11. Windsor Theatre

Built in the 1920s at the intersection of Kingsbridge and Fordham Roads, near the Concourse Theatre, the Windsor Theatre came under the control of theater impresario William Brandt in 1930 who renamed it Brandt’s Windsor.  In addition to movies, in the early 1930s Brandt presented “tryouts” of new plays to get a little seasoning before heading to Broadway. For example, Mae West appeared in a play there in September 1931, which ran for a week and then opened on the Great White Way.

A 1931 New York Evening Post article noted that “almost any Monday evening after a first performance at the Windsor, the knowing jehus [slang for cab drivers] of Fordham Road line their vehicles up before the stage door, where fares are legion at about 11:15 P.M. The first taxi to leave for Times Square invariably contains as passengers the author, director and producer.”

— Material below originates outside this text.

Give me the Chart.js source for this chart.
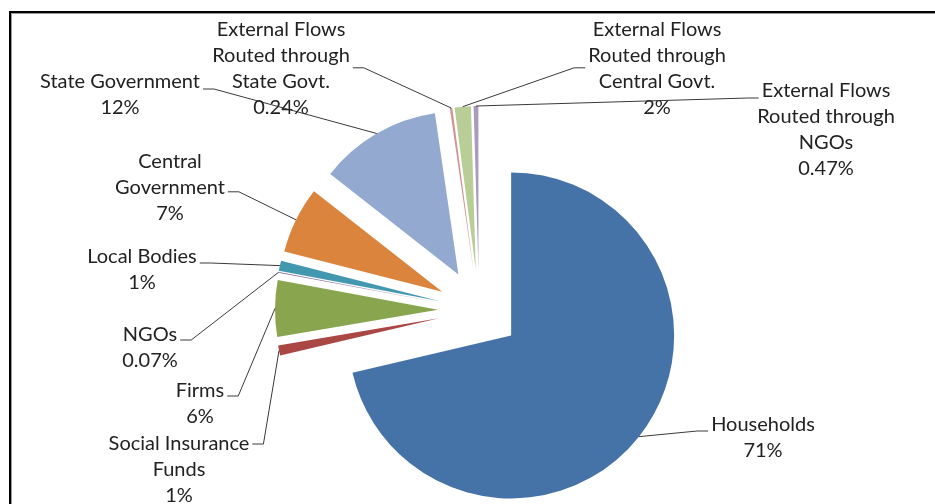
<!DOCTYPE html>
<html>
<head>
<meta charset="utf-8">
<script src="https://cdn.jsdelivr.net/npm/chart.js@4.4.1/dist/chart.umd.min.js"></script>
<style>
    html, body { margin: 0; padding: 0; background: #fff; overflow: hidden; }
    #wrap { position: relative; width: 935px; height: 504px; overflow: hidden; }
    #frame { position: absolute; left: 9px; top: 11px; width: 1000px; height: 600px;
             border: 2px solid #000; box-shadow: inset 1px 1px 0 #9a9a9a; }
    #pie { position: absolute; left: 0; top: 0; }
</style>
</head>
<body>
<div id="wrap">
    <div id="frame"></div>
    <canvas id="pie" width="935" height="504"></canvas>
</div>
<script>
// categories, in the order they go round the pie (clockwise from 12 o'clock)
const categories = [
    'Households',
    'Social Insurance\nFunds',
    'Firms',
    'NGOs',
    'Local Bodies',
    'Central\nGovernment',
    'State Government',
    'External Flows\nRouted through\nState Govt.',
    'External Flows\nRouted through\nCentral Govt.',
    'External Flows\nRouted through\nNGOs'
];
// share of total health expenditure, %
const shares = [71.32, 1.0, 5.6, 0.07, 1.0, 6.6, 12.1, 0.24, 1.6, 0.47];

const colors = ['#4572A7', '#AA4643', '#89A54E', '#71588F', '#4198AF',
                '#DB843D', '#93A9CF', '#D19392', '#B9CD96', '#A99BBD'];

// label layout: first line centre relative to pie centre, and where the leader attaches
const labelAt = [[284, 115], [-300, 134], [-279, 81], [-329, 25], [-337, -53],
                 [-309, -148], [-359, -228], [-198, -280], [178, -280], [347, -219]];
// [line index, side, dy from that line centre]
const leadAt = [[0, 'left', 6], [0, 'right', 0], [0, 'right', 5], [0, 'right', 5], [0, 'right', 6],
                [1, 'right', 4], [0, 'right', 7], [1, 'right', 12], [1, 'left', 12], [0, 'left', 7]];

const EXPLODE = 41;
const LINE_H = 25.8;
const FONT = '20px Lato';

function pctText(v, total) {
    const p = v / total * 100;
    return p >= 1 ? Math.round(p) + '%' : p.toFixed(2) + '%';
}

// draw slices pushed out along their middle angle (Chart.js offset shrinks thin slices)
const explodePlugin = {
    id: 'explode',
    beforeDatasetDraw(chart, args) {
        const ctx = chart.ctx;
        args.meta.data.forEach(arc => {
            const mid = (arc.startAngle + arc.endAngle) / 2;
            ctx.save();
            ctx.translate(Math.cos(mid) * EXPLODE, Math.sin(mid) * EXPLODE);
            arc.draw(ctx);
            ctx.restore();
        });
        return false;
    }
};

const labelPlugin = {
    id: 'sliceLabels',
    afterDatasetsDraw(chart) {
        const ctx = chart.ctx;
        const meta = chart.getDatasetMeta(0);
        const data = chart.data.datasets[0].data;
        const total = data.reduce((a, b) => a + b, 0);
        ctx.save();
        ctx.font = FONT;
        ctx.textAlign = 'center';
        ctx.textBaseline = 'middle';
        meta.data.forEach((arc, i) => {
            const mid = (arc.startAngle + arc.endAngle) / 2;
            const r = EXPLODE + arc.outerRadius;
            const px = arc.x + Math.cos(mid) * r;
            const py = arc.y + Math.sin(mid) * r;
            const lines = chart.data.labels[i].split('\n').concat(pctText(data[i], total));
            const cx = arc.x + labelAt[i][0];
            const cy = arc.y + labelAt[i][1];

            // leader line
            const [li, side, dy] = leadAt[i];
            const w = ctx.measureText(lines[li]).width;
            const ly = cy + li * LINE_H + dy;
            const sx = side === 'left' ? cx - w / 2 - 3 : cx + w / 2 + 3;
            const ex = side === 'left' ? sx - 11 : sx + 11;
            ctx.strokeStyle = '#3a3a3a';
            ctx.lineWidth = 1;
            ctx.beginPath();
            ctx.moveTo(sx, ly);
            ctx.lineTo(ex, ly);
            ctx.lineTo(px, py);
            ctx.stroke();

            ctx.fillStyle = '#222';
            lines.forEach((t, k) => ctx.fillText(t, cx, cy + k * LINE_H));
        });
        ctx.restore();
    }
};

new Chart(document.getElementById('pie'), {
    type: 'pie',
    data: {
        labels: categories,
        datasets: [{
            data: shares,
            backgroundColor: colors,
            borderWidth: 0
        }]
    },
    options: {
        responsive: false,
        animation: false,
        radius: 163,
        layout: { padding: { left: 23, right: 0, top: 120, bottom: 4 } },
        plugins: {
            legend: { display: false },
            tooltip: { enabled: false }
        }
    },
    plugins: [explodePlugin, labelPlugin]
});
</script>
</body>
</html>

In the 1940s and early 1950s, Brandt reversed the pattern. The Windsor became part of the “subway circuit,” in which plays were staged at outer borough venues following their Broadway runs. In 1942 the New York Times reported that this business model was a a “gold mine” even though, in Brandt’s words, the “admission prices were ridiculously low.”

Today, the Windsor, located near the Bronx Public Library main branch, is occupied by retail space.